Regardless of the fact that pocket pits are not purebred animals, they are still considered a designer dog breed. This means that anyone on the hunt for this particular type of dog should be prepared to pay just as much–or sometimes more–than what they would pay for a purebred pitbull. The cost is often justified by breeders who claim that both parents of the puppy are purebloods in their own breeds, therefore the resulting puppy is still “of good blood,” it just isn’t purebred within a singular breed. The fact that this type of crossbreed is not as easy to find as other designer breeds makes the high price tag even more justifiable in the eyes of a breeder.
The physical traits of a pocket pitbull can vary depending on the breed of the non-pitbull parent. When the parents are pitbull and patterdale terriers, the general result tends to be a proportionate, lean dog with a wide-set jaw and lean musculature that is typical of the pitbull breed. Some breeders cross their pitbulls with Boston terriers or French bulldogs in order to produce puppies that retain a very stocky and intimidating presence. Puppies from this kind of crossbreeding tend to have a rectangular shape with a large head and jaw, a short nose, and a heavy, wide frame, particular around the chest and shoulders.
According to the American Bully Kennel Club, in order for a pitbull to qualify as a pocket variety, it must be less than 17 inches tall for a male or less than 16 inches tall for a female. The measurement should be taken once the animal has reached adulthood and has generally stopped growing. The height is measured from the bottom of a front paw to the middle of the back between the shoulder blades. There is no official limit for weight, although most pocket pits weigh between 35 and 60 pounds.
Temperament and Personality
Anyone considering a pocket pit is right to wonder what kind of temperament and personality they could expect from this kind of dog.

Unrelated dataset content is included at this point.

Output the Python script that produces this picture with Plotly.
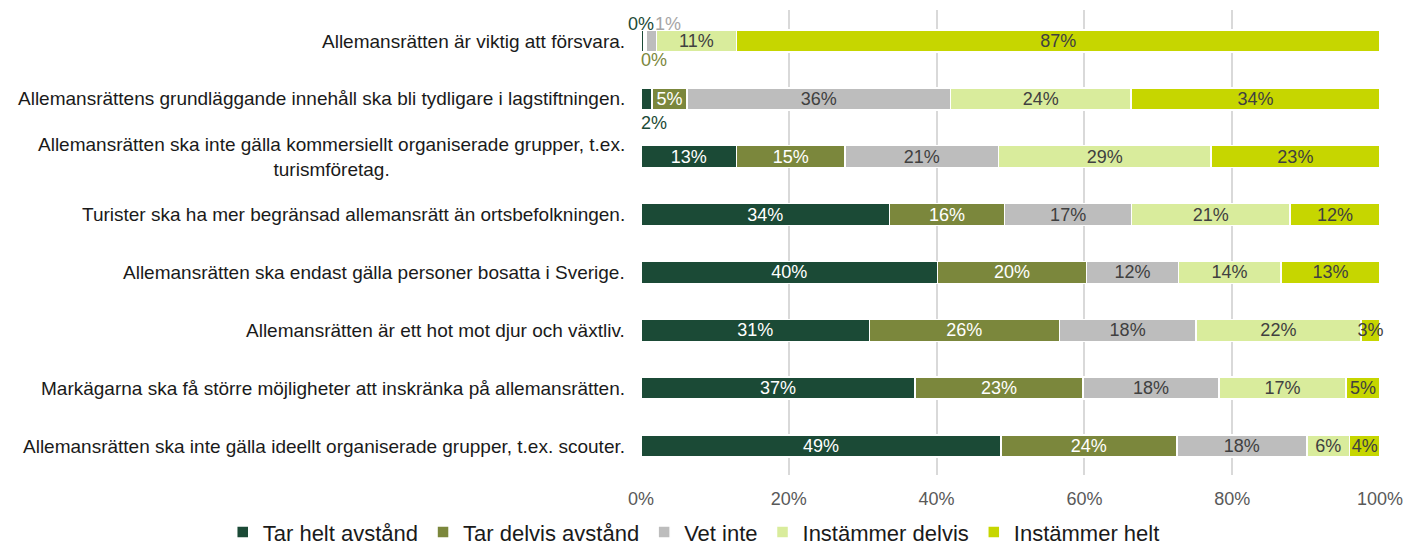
import plotly.graph_objects as go

categories = [
    "Allemansrätten är viktig att försvara.",
    "Allemansrättens grundläggande innehåll ska bli tydligare i lagstiftningen.",
    "Allemansrätten ska inte gälla kommersiellt organiserade grupper, t.ex.<br>turismföretag.",
    "Turister ska ha mer begränsad allemansrätt än ortsbefolkningen.",
    "Allemansrätten ska endast gälla personer bosatta i Sverige.",
    "Allemansrätten är ett hot mot djur och växtliv.",
    "Markägarna ska få större möjligheter att inskränka på allemansrätten.",
    "Allemansrätten ska inte gälla ideellt organiserade grupper, t.ex. scouter.",
]

series_names = ["Tar helt avstånd", "Tar delvis avstånd", "Vet inte", "Instämmer delvis", "Instämmer helt"]

tar_helt = [0.004, 0.015, 0.129, 0.336, 0.401, 0.309, 0.371, 0.487]
tar_delvis = [0.003, 0.047, 0.147, 0.156, 0.202, 0.257, 0.227, 0.238]
vet_inte = [0.014, 0.357, 0.208, 0.172, 0.124, 0.185, 0.184, 0.176]
instammer_delvis = [0.108, 0.244, 0.287, 0.214, 0.139, 0.223, 0.172, 0.058]
instammer_helt = [0.871, 0.337, 0.229, 0.122, 0.134, 0.026, 0.046, 0.041]

colors = ["#1B4A36", "#7B873C", "#BDBDBD", "#D9EC9C", "#C6D600"]
text_colors = ["white", "white", "#404040", "#404040", "#404040"]

all_series = [tar_helt, tar_delvis, vet_inte, instammer_delvis, instammer_helt]
FONT = "Liberation Sans, Arial"

fig = go.Figure()
for si, (name, vals) in enumerate(zip(series_names, all_series)):
    texts = []
    for ci, v in enumerate(vals):
        # tiny segments are labelled outside via annotations
        if (ci == 0 and si in (0, 1, 2)) or (ci == 1 and si == 0):
            texts.append("")
        else:
            texts.append(f"{round(v*100):.0f}%")
    fig.add_trace(go.Bar(
        y=categories, x=vals, name=name, orientation="h",
        marker=dict(color=colors[si], line=dict(color="white", width=1.5)),
        text=texts, textposition="inside", insidetextanchor="middle",
        textangle=0,
        textfont=dict(color=text_colors[si], size=18, family=FONT),
        constraintext="none", cliponaxis=False,
        hoverinfo="skip",
    ))

def cum(ci, si):
    return sum(all_series[k][ci] for k in range(si))

# (row, series, xshift, yshift)
ann_specs = [
    (0, 0, -1, 17),
    (0, 2, 17, 17),
    (0, 1, 9, -19),
    (1, 0, 7, -24),
]
for ci, si, dx, dy in ann_specs:
    v = all_series[si][ci]
    fig.add_annotation(
        x=cum(ci, si) + v / 2, y=categories[ci], xref="x", yref="y",
        text=f"{round(v*100):.0f}%", showarrow=False, xshift=dx, yshift=dy,
        font=dict(color=colors[si] if si != 2 else "#A6A6A6", size=18, family=FONT),
    )

# category labels
for c in categories:
    fig.add_annotation(
        x=0, xref="paper", y=c, yref="y", text=c, showarrow=False,
        xanchor="right", align="center", xshift=-14,
        font=dict(size=19, family=FONT, color="#1A1A1A"),
    )

fig.update_layout(
    barmode="stack",
    bargap=0.62,
    width=1406, height=545,
    margin=dict(l=641, r=26, t=10, b=70, autoexpand=False),
    plot_bgcolor="white", paper_bgcolor="white",
    font=dict(family=FONT, size=18, color="#262626"),
    uniformtext=dict(mode="show", minsize=18),
    legend=dict(
        orientation="h", x=-0.566, xref="paper", xanchor="left",
        y=-0.078, yref="paper", yanchor="top",
        font=dict(size=22, family=FONT, color="#1A1A1A"),
        traceorder="normal", itemwidth=30, tracegroupgap=0,
    ),
    showlegend=True,
)
fig.update_xaxes(
    range=[0, 1.00001], tickformat=".0%", tickvals=[0, 0.2, 0.4, 0.6, 0.8, 1.0],
    showgrid=True, gridcolor="#D9D9D9", gridwidth=2,
    zeroline=False, showline=False, automargin=False,
    tickfont=dict(size=18, color="#595959", family=FONT),
    ticklabelstandoff=11,
)
fig.update_yaxes(
    autorange="reversed", showgrid=False, zeroline=False, showline=False,
    showticklabels=False, automargin=False,
)

fig.write_html("out.html", post_script="document.body.style.margin='0px';",
               config={"displayModeBar": False})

Unfortunately, there are a lot of factors that can affect these characteristics in any breed of dog. The most primary influence on these factors will be the temperaments and personalities of the parents and grandparents of the dog in question. The non-pitbull breed type will also have a great deal of influence on the puppy’s personality and temperament.
The standard pitbull is expected to be loving, affectionate, and playful. He should be well socialized from a young age to discourage aggressive tendencies towards other dogs. Although pitbulls seem to be extremely trainable and they are definitely willing to please their owners, this breed is said to never back down from a fight and will viciously protect their home and family. In general, a dog from good pitbull bloodlines should be happy, easy going, and polite.
The Good and the Bad
The welcome of any type of pitbull into the family, pocket or otherwise, should not be extended lightly. There are so many pitbull bloodlines that have been “tainted” with aggression that dates back to the early 1900’s when these dogs were bred solely to fight and kill other dogs. Finding a pitbull that comes from non-aggressive lineage can be difficult and one cannot be 100 percent sure about what kind of temperament a puppy is going to have. As a result, there is a significant gamble in choosing a pitbull. One should always insist on meeting the parents (and grandparents, if they are available) of any pup that might be adopted or purchased. Think of the parents of a dog as being ambassadors; the behavior that they exert is a good indicator as to what their pups will be like.
On the good side, meeting happy and sociable parents can be very comforting to a potential pocket pit buyer. A well-rounded pocket pit can be a very playful and entertaining companion. Although they do require a lot of activity and mental stimulation, they are also loveable, loyal, and protective. As long as one takes care in choosing a pocket variety pitbull, this can be a wonderful breed to own.